A string of government airstrikes on rebel-held areas of northern Syria have killed at least 44 people, activists said, as al-Qaeda-linked rebels captured one of the country’s oil field in the east.

Rami Abdurrahman, the director of the Britain-based Syrian Observatory for Human Rights, said the attack on the rebel-held town of al-Bab near the northern city of Aleppo is the deadliest of the three raids. He said that strike killed 22 people.

Fighter jets also bombed two rebel-held districts of Aleppo, Syria’s largest city. Government warplanes missed their target in the Halwaniyeh neighborhood and sent bombs into a crowded vegetable market, killing 15 people, Abdurrahman said. Seven people died in a third airstrike in the Karam el-Beik district, according to the activist group.

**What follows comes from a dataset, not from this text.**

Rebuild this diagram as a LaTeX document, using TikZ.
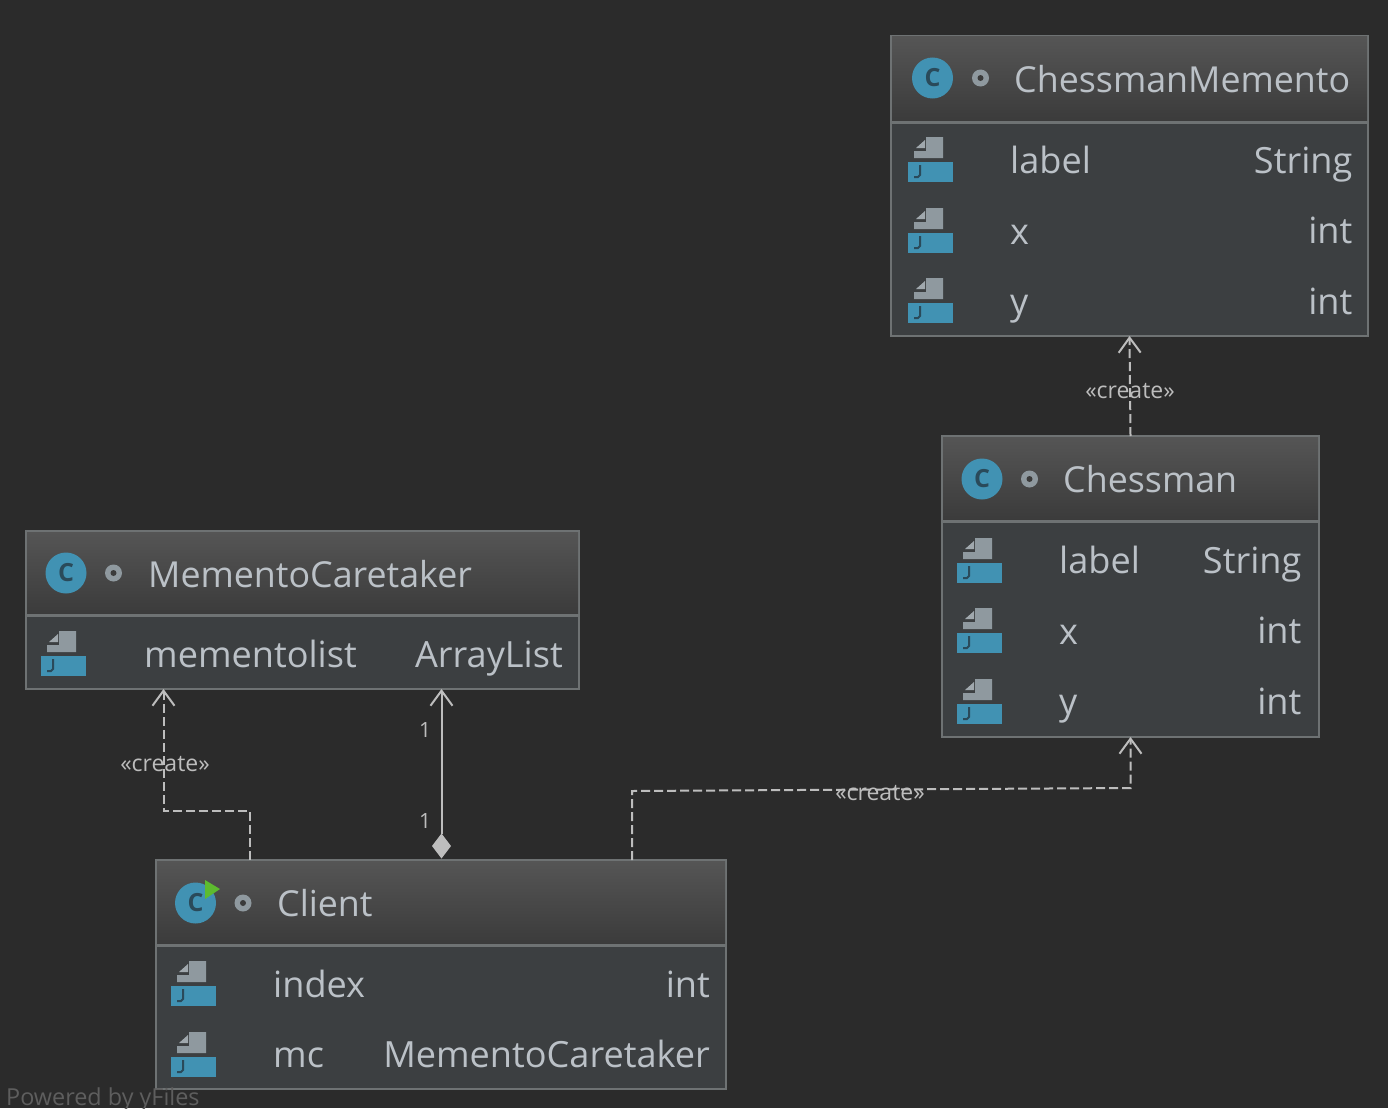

Syrian state television confirmed the fighter jets were in the north, but said they targeted “gatherings of terrorists” in Aleppo, killing a large number of them.

Another activist group, the Aleppo Media Network, confirmed yesterday’s airstrikes and posted a video of what it says was the aftermath of the al-Bab raid.

Meanwhile, fighters from al-Qaeda-linked Jabhat al-Nusra ousted government troops from the al-Omar field yesterday during an overnight battle, Abdurrahman said.

It is not clear if the field is operational. Before the uprising began in early 2011, the oil revenues provided around a quarter of the government’s budget.

In 2010, Syria produced about 380,000 barrels a day.

Oil exports have ground to nearly a standstill since. Syrian President Bashar Assad’s government now imports refined fuel supplies to keep up with demand amid shortages and rising prices.

In late 2012, rebels began seizing fields in Deir el-Zour, one of two main centres of oil production.

In February, they captured the large Jbeysa oil field after three days of fighting. A year ago, rebels briefly captured al-Omar field only to lose it to government troops days later.